Don Bosco tenía confianza de sobra para actuar así y sabía que no violentaba la voluntad de su amigo.
El chaval exclamó:
-Bien, muy bien; lo necesitaba, me hacía falta; ha hecho bien en cogerme así; de lo contrario, aún no habría venido a confesarme por miedo a los compañeros.
A partir de ese día fue uno de los más asiduos penitentes de Don Bosco y solía contar a sus amigos la estratagema que el buen sacerdote había empleado para «cazarle».
Juan Pablo II y Vianney
El Papa Juan Pablo II recuerda en su libro Don y Misterio, aparecido con ocasión del quincuagésimo aniversario de su sacerdocio, muchos momentos de su dilatada vida. Cuando era joven sacerdote e iba haciendo estudios en Roma, pasó en un viaje por la aldea de Ars; era a finales de octubre de 1947.

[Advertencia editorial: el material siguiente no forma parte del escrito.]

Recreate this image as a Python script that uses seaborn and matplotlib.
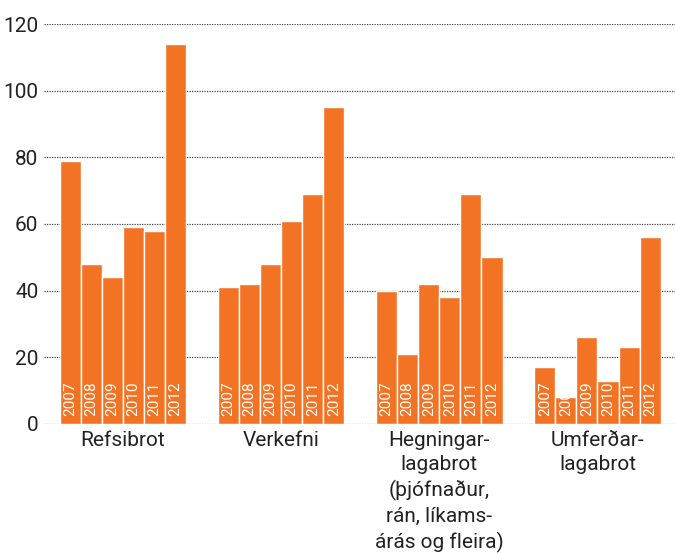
import matplotlib
matplotlib.use("Agg")
import matplotlib.pyplot as plt
import seaborn as sns
import pandas as pd

categories = ["Refsibrot", "Verkefni",
              "Hegningar-\nlagabrot\n(þjófnaður,\nrán, líkams-\nárás og fleira)",
              "Umferðar-\nlagabrot"]
years = ["2007", "2008", "2009", "2010", "2011", "2012"]
refsibrot = [79, 48, 44, 59, 58, 114]
verkefni = [41, 42, 48, 61, 69, 95]
hegningarlagabrot = [40, 21, 42, 38, 69, 50]
umferdarlagabrot = [17, 8, 26, 13, 23, 56]
y_ticks = [0, 20, 40, 60, 80, 100, 120]

series = [refsibrot, verkefni, hegningarlagabrot, umferdarlagabrot]
rows = []
for cat, vals in zip(categories, series):
    for yr, v in zip(years, vals):
        rows.append({"cat": cat, "year": yr, "val": v})
df = pd.DataFrame(rows)

sns.set_theme(style="white")
plt.rcParams["font.family"] = ["Roboto", "DejaVu Sans"]

ORANGE = "#F37324"
fig = plt.figure(figsize=(6.75, 5.53), dpi=100)
ax = fig.add_axes([0.065, 0.2333, 0.935, 0.7233])

sns.barplot(data=df, x="cat", y="val", hue="year", hue_order=years,
            order=categories, palette=[ORANGE] * len(years), saturation=1,
            width=0.8, edgecolor="white", linewidth=1.0, legend=False, ax=ax)

# year labels inside bars (patches are ordered by hue level, then category)
idx = 0
for yr in years:
    for cat in categories:
        p = ax.patches[idx]
        idx += 1
        cx = p.get_x() + p.get_width() / 2
        t = ax.text(cx, 2.4, yr, rotation=90, ha="center", va="bottom",
                    color="white", fontsize=11)
        t.set_clip_path(p)

ax.set_ylim(0, 120)
ax.set_xlim(-0.5, 3.49)
ax.set_yticks(y_ticks)
ax.set_yticklabels([str(v) for v in y_ticks])
ax.yaxis.grid(True, linestyle=(0, (1, 1)), color="#444444", linewidth=0.9)
ax.xaxis.grid(False)
ax.set_axisbelow(True)
for s in ax.spines.values():
    s.set_visible(False)
ax.tick_params(axis="y", length=0, pad=4, labelsize=15, labelcolor="#222222")
ax.tick_params(axis="x", length=0, pad=5, labelsize=15, labelcolor="#222222")
for lbl in ax.get_xticklabels():
    lbl.set_linespacing(1.36)
ax.set_xlabel("")
ax.set_ylabel("")

fig.savefig("out.png", dpi=100)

Se emocionó al visitar la iglesia donde confesó tanto el Santo Cura, Juan María Vianney. Ya le había impresionado su figura en la época de seminarista, sobre todo con la lectura de la biografía de Trochu. Escribe el Papa: «San Juan María Vianney sorprende en especial porque en él se manifiesta el poder de la gracia que actúa en la pobreza de medios humanos. Me impresionaba profundamente, en particular, su heroico servicio de confesonario. Este humilde sacerdote que confesaba más de diez horas al día comiendo poco y dedicando al descanso apenas unas horas, había logrado, en un difícil periodo histórico, provocar una especie de revolución espiritual en Francia y fuera de ella. Millares de personas pasaban por Ars y se arrodillaban en su confesonario».
Y un poquito más adelante añade: «Del encuentro con su figura llegué a la convicción de que el sacerdote realiza una parte esencial de su misión en el confesionario, por medio de aquel voluntario hacerse prisionero del confesionario».